The DUA Act codifies rules that currently exist only in regulatory guidance as to: (a) when a controller can 'stop the clock' in calculating the applicable time frame for responding to the exercise of a data subject's right; and (b) the obligation on the controller to perform (only) a "reasonable and proportionate search" for personal data in response to a subject access request. For organisations already following ICO guidance on subject access requests, this will likely not be a material change.

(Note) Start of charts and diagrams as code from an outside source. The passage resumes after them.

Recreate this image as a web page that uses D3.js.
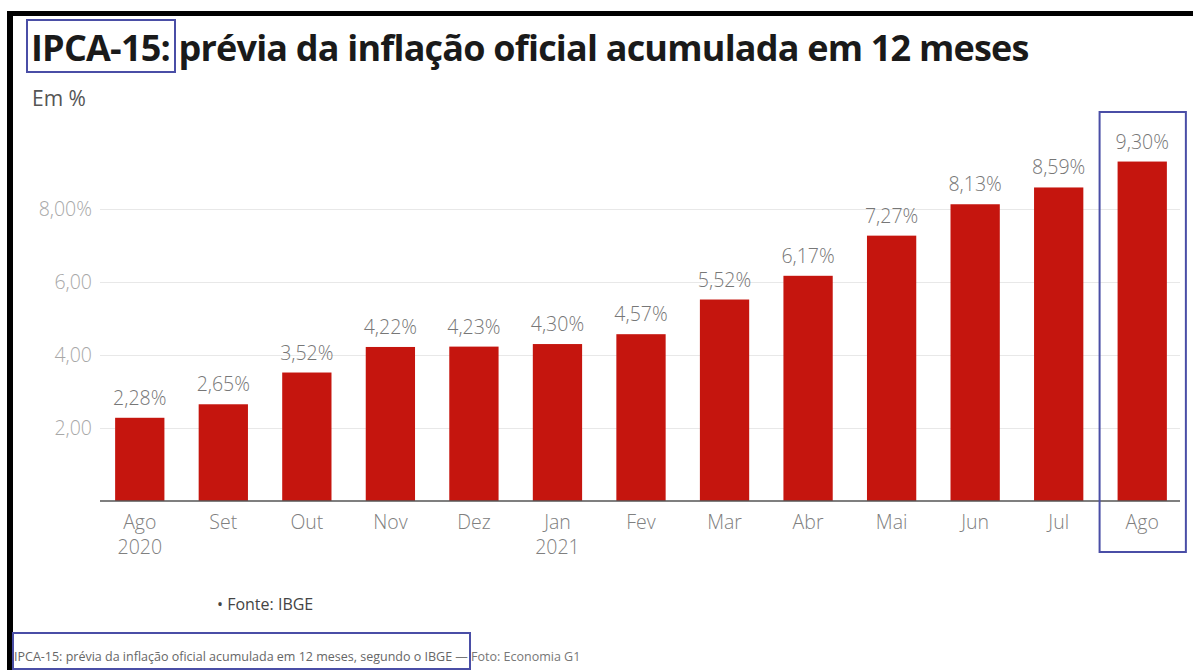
<!DOCTYPE html>
<html>
<head>
<meta charset="utf-8">
<script src="https://cdn.jsdelivr.net/npm/d3@7"></script>
<style>
  body { margin: 0; background: #fff; }
  svg { display: block; font-family: "Open Sans", sans-serif; }
</style>
</head>
<body>
<div class="chart"></div>
<script>
const width = 1193;
const height = 670;

// DATA //
const months = ["Ago", "Set", "Out", "Nov", "Dez", "Jan", "Fev", "Mar", "Abr", "Mai", "Jun", "Jul", "Ago2"];
const monthLabels = ["Ago", "Set", "Out", "Nov", "Dez", "Jan", "Fev", "Mar", "Abr", "Mai", "Jun", "Jul", "Ago"];
const yearLabels = ["2020", "", "", "", "", "2021", "", "", "", "", "", "", ""];
const ipca = [2.28, 2.65, 3.52, 4.22, 4.23, 4.30, 4.57, 5.52, 6.17, 7.27, 8.13, 8.59, 9.30];
const yTicks = [2, 4, 6, 8];

const fmt = v => v.toFixed(2).replace(".", ",");

const svg = d3.select(".chart")
    .append("svg")
    .attr("width", width)
    .attr("height", height)
    .attr("viewBox", [0, 0, width, height]);

// frame (black strokes top and left)
svg.append("rect").attr("x", 7).attr("y", 11).attr("width", width).attr("height", 5).attr("fill", "#000");
svg.append("rect").attr("x", 7).attr("y", 11).attr("width", 6).attr("height", height).attr("fill", "#000");

// title
svg.append("text")
    .attr("x", 31).attr("y", 61)
    .attr("font-size", 36)
    .attr("font-weight", 700)
    .attr("fill", "#1a1a1a")
    .attr("letter-spacing", -0.8)
    .text("IPCA-15: prévia da inflação oficial acumulada em 12 meses");

svg.append("rect")
    .attr("x", 27).attr("y", 20).attr("width", 148).attr("height", 52)
    .attr("fill", "none").attr("stroke", "#4a4ea6").attr("stroke-width", 2);

svg.append("text")
    .attr("x", 32).attr("y", 106)
    .attr("font-size", 21)
    .attr("fill", "#555")
    .text("Em %");

// SCALES //
const x = d3.scaleBand()
    .domain(months)
    .range([98, 1184])
    .paddingInner(0.41)
    .paddingOuter(0.205);

const y = d3.scaleLinear()
    .domain([0, 8])
    .range([501, 209]);

// grid + y labels
const yAxis = svg.append("g")
    .attr("transform", "translate(100,0)")
    .call(d3.axisLeft(y).tickValues(yTicks).tickSize(-1080).tickPadding(8)
        .tickFormat(d => d === 8 ? fmt(d) + "%" : fmt(d)));
yAxis.select(".domain").remove();
yAxis.selectAll(".tick line").attr("stroke", "#e8e8e8");
yAxis.selectAll(".tick text")
    .attr("font-size", 19.5)
    .attr("font-weight", 300)
    .attr("fill", "#a8a8a8")
    .attr("font-family", "Open Sans, sans-serif");

// bars
svg.append("g")
    .selectAll("rect")
    .data(ipca)
    .join("rect")
    .attr("x", (d, i) => x(months[i]))
    .attr("y", d => y(d))
    .attr("width", x.bandwidth())
    .attr("height", d => y(0) - y(d))
    .attr("fill", "#c5150e");

// value labels
svg.append("g")
    .selectAll("text")
    .data(ipca)
    .join("text")
    .attr("x", (d, i) => x(months[i]) + x.bandwidth() / 2)
    .attr("y", d => y(d) - 13)
    .attr("text-anchor", "middle")
    .attr("font-size", 19.5)
    .attr("font-weight", 300)
    .attr("fill", "#777")
    .text(d => fmt(d) + "%");

// baseline
svg.append("line")
    .attr("x1", 100).attr("x2", 1180)
    .attr("y1", y(0)).attr("y2", y(0))
    .attr("stroke", "#555").attr("stroke-width", 1.5);

// x labels
const xAxis = svg.append("g")
    .attr("transform", `translate(0,${y(0)})`)
    .call(d3.axisBottom(x).tickSize(0).tickPadding(14).tickFormat((d, i) => monthLabels[i]));
xAxis.select(".domain").remove();
xAxis.selectAll(".tick text")
    .attr("font-size", 19.5)
    .attr("font-weight", 300)
    .attr("fill", "#808080")
    .attr("font-family", "Open Sans, sans-serif")
    .each(function(d, i) {
        if (yearLabels[i]) {
            d3.select(this).append("tspan")
                .attr("x", 0).attr("dy", "1.3em")
                .text(yearLabels[i]);
        }
    });

// highlight box on last month
const last = months[months.length - 1];
svg.append("rect")
    .attr("x", x(last) - 18).attr("y", 112)
    .attr("width", x.bandwidth() + 37).attr("height", 440)
    .attr("fill", "none").attr("stroke", "#4a4ea6").attr("stroke-width", 2);

// source
svg.append("text")
    .attr("x", 217).attr("y", 610)
    .attr("font-size", 16)
    .attr("fill", "#444")
    .text("• Fonte: IBGE");

// caption
const cap = svg.append("text")
    .attr("x", 14).attr("y", 661)
    .attr("font-size", 12.5)
    .attr("fill", "#666");
cap.append("tspan").text("IPCA-15: prévia da inflação oficial acumulada em 12 meses, segundo o IBGE");
cap.append("tspan").attr("fill", "#777").text(" — Foto: Economia G1");

svg.append("rect")
    .attr("x", 13).attr("y", 633).attr("width", 457).attr("height", 36)
    .attr("fill", "none").attr("stroke", "#4a4ea6").attr("stroke-width", 2);
</script>
</body>
</html>
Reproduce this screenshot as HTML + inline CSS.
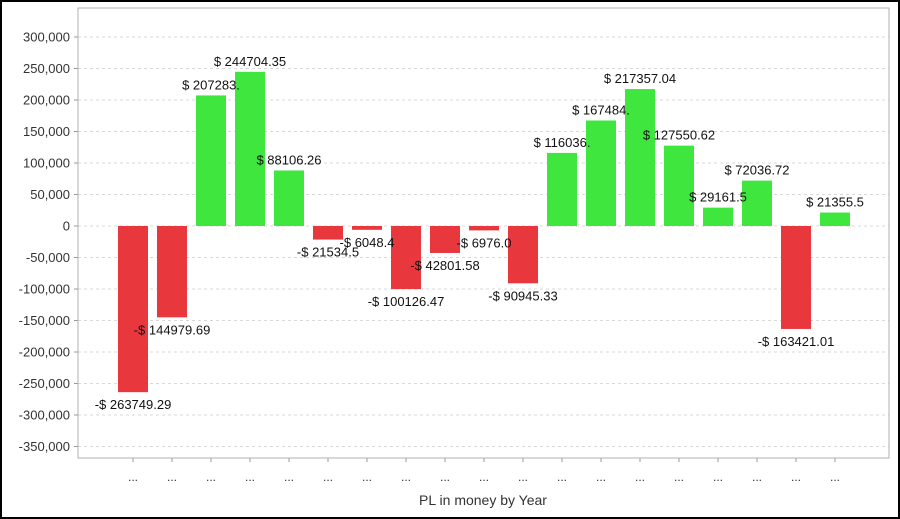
<!DOCTYPE html>
<html><head><meta charset="utf-8"><style>
html,body{margin:0;padding:0;background:#fff}
svg{display:block;font-family:"Liberation Sans",Arial,sans-serif}
</style></head><body>
<svg id="chart" width="900" height="519">
<rect x="1" y="1" width="898" height="517" fill="#fff" stroke="#000" stroke-width="2"/>
<g id="grid"></g>
<g id="yaxis"></g>
<g id="bars"></g>
<g id="labels"></g>
<g id="xaxis"></g>
<rect x="78" y="8" width="811" height="450" fill="none" stroke="#b0b0b0" stroke-width="1"/>
<text x="483" y="505" font-size="14" text-anchor="middle" fill="#333">PL in money by Year</text>
</svg>
<script>
const categories = ["...","...","...","...","...","...","...","...","...","...","...","...","...","...","...","...","...","...","..."];
const values = [-263749.29,-144979.69,207283.0,244704.35,88106.26,-21534.5,-6048.4,-100126.47,-42801.58,-6976.0,-90945.33,116036.0,167484.0,217357.04,127550.62,29161.5,72036.72,-163421.01,21355.5];
const valueLabels = ["-$ 263749.29","-$ 144979.69","$ 207283.","$ 244704.35","$ 88106.26","-$ 21534.5","-$ 6048.4","-$ 100126.47","-$ 42801.58","-$ 6976.0","-$ 90945.33","$ 116036.","$ 167484.","$ 217357.04","$ 127550.62","$ 29161.5","$ 72036.72","-$ 163421.01","$ 21355.5"];
const yTicks = [300000,250000,200000,150000,100000,50000,0,-50000,-100000,-150000,-200000,-250000,-300000,-350000];
const yTickLabels = ["300,000","250,000","200,000","150,000","100,000","50,000","0","-50,000","-100,000","-150,000","-200,000","-250,000","-300,000","-350,000"];

const NS="http://www.w3.org/2000/svg";
const y = v => 226 - v * (31.5/50000);
const band = 39, x0 = 113.5, bw = 30;
const xc = i => x0 + band*i + band/2;
function mk(tag, attrs, parent){const e=document.createElementNS(NS,tag);for(const k in attrs)e.setAttribute(k,attrs[k]);parent.appendChild(e);return e;}
const grid=document.getElementById('grid'), ya=document.getElementById('yaxis'), bars=document.getElementById('bars'), labels=document.getElementById('labels'), xa=document.getElementById('xaxis');
yTicks.forEach((t,i)=>{
  const gl=mk('line',{x1:78,x2:889,y1:y(t),y2:y(t),stroke:'#d8d8d8','stroke-dasharray':'3,3'},grid);
  
  
  const tk=mk('line',{x1:74,x2:78,y1:y(t),y2:y(t),stroke:'#999'},ya);
  
  
  const tl=mk('text',{x:70,y:y(t)+4.5,'font-size':13,'text-anchor':'end',fill:'#333'},ya);
  tl.textContent=yTickLabels[i];
  
  
});
values.forEach((v,i)=>{
  const top=Math.min(y(v),y(0)), h=Math.abs(y(v)-y(0));
  const r=mk('rect',{x:xc(i)-bw/2,y:top,width:bw,height:h,fill:v>=0?'#3ee63e':'#e8383d'},bars);
  
  
  const ly = v>=0 ? y(v)-6 : y(v)+17;
  const t=mk('text',{x:xc(i),y:ly,'font-size':13,'text-anchor':'middle',fill:'#111'},labels);
  t.textContent=valueLabels[i];
  
  
  const tk=mk('line',{x1:xc(i),x2:xc(i),y1:458,y2:462,stroke:'#999'},xa);
  
  
  const cl=mk('text',{x:xc(i),y:481,'font-size':12,'text-anchor':'middle',fill:'#333'},xa);
  cl.textContent=categories[i];
  
  
});
</script>
</body></html>
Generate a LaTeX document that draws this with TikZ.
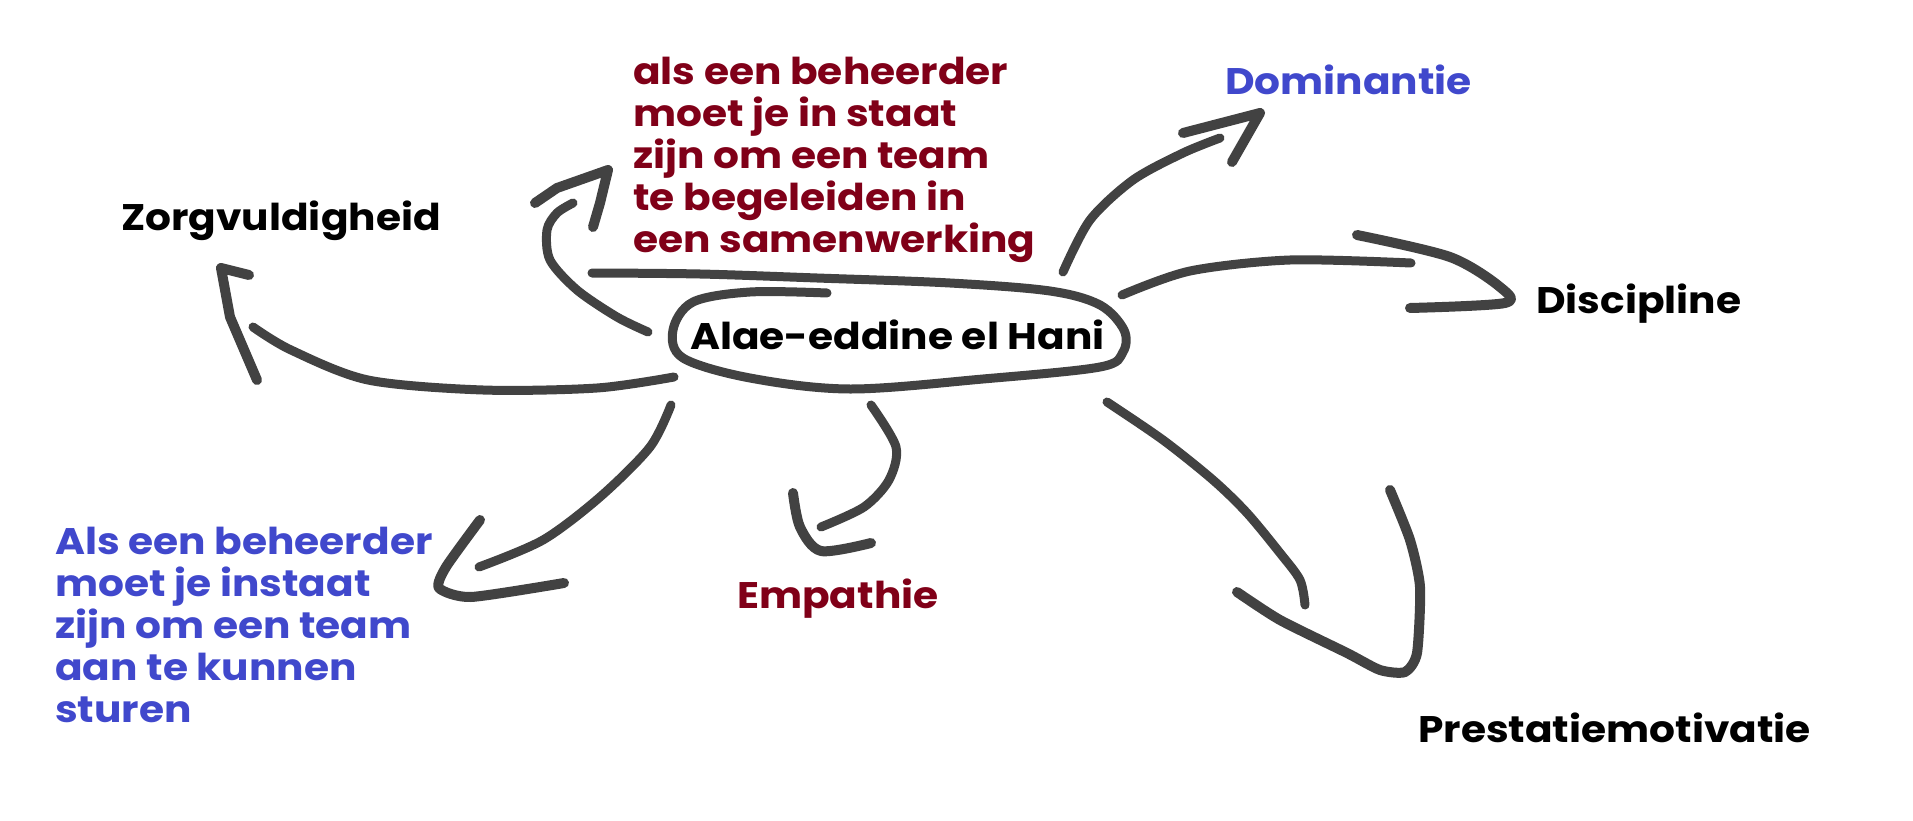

Permitting processing performed in reliance on international treaties

The DUA Act broadens the circumstances in which processing may be based on a legal obligation to include not only domestic law but also relevant international law. For the time being, "relevant international law" refers only to the Agreement between the UK-USA Agreement on Access to Electronic Data for the Purpose of Countering Serious Crime, but the Secretary of State is empowered to add other treaties ratified by the UK in future.

Children's privacy

The DUA Act obliges controllers providing information society services likely to be accessed by children to consider 'children's higher protection matters' when determining what measures are appropriate to ensure data protection by design and default. In line with the ICO's Children's Code, these measures include how children can best be protected when using the services and the fact that children merit specific protection, because they may be less aware of certain risks and consequences, and less aware of their rights, and have different needs at different ages.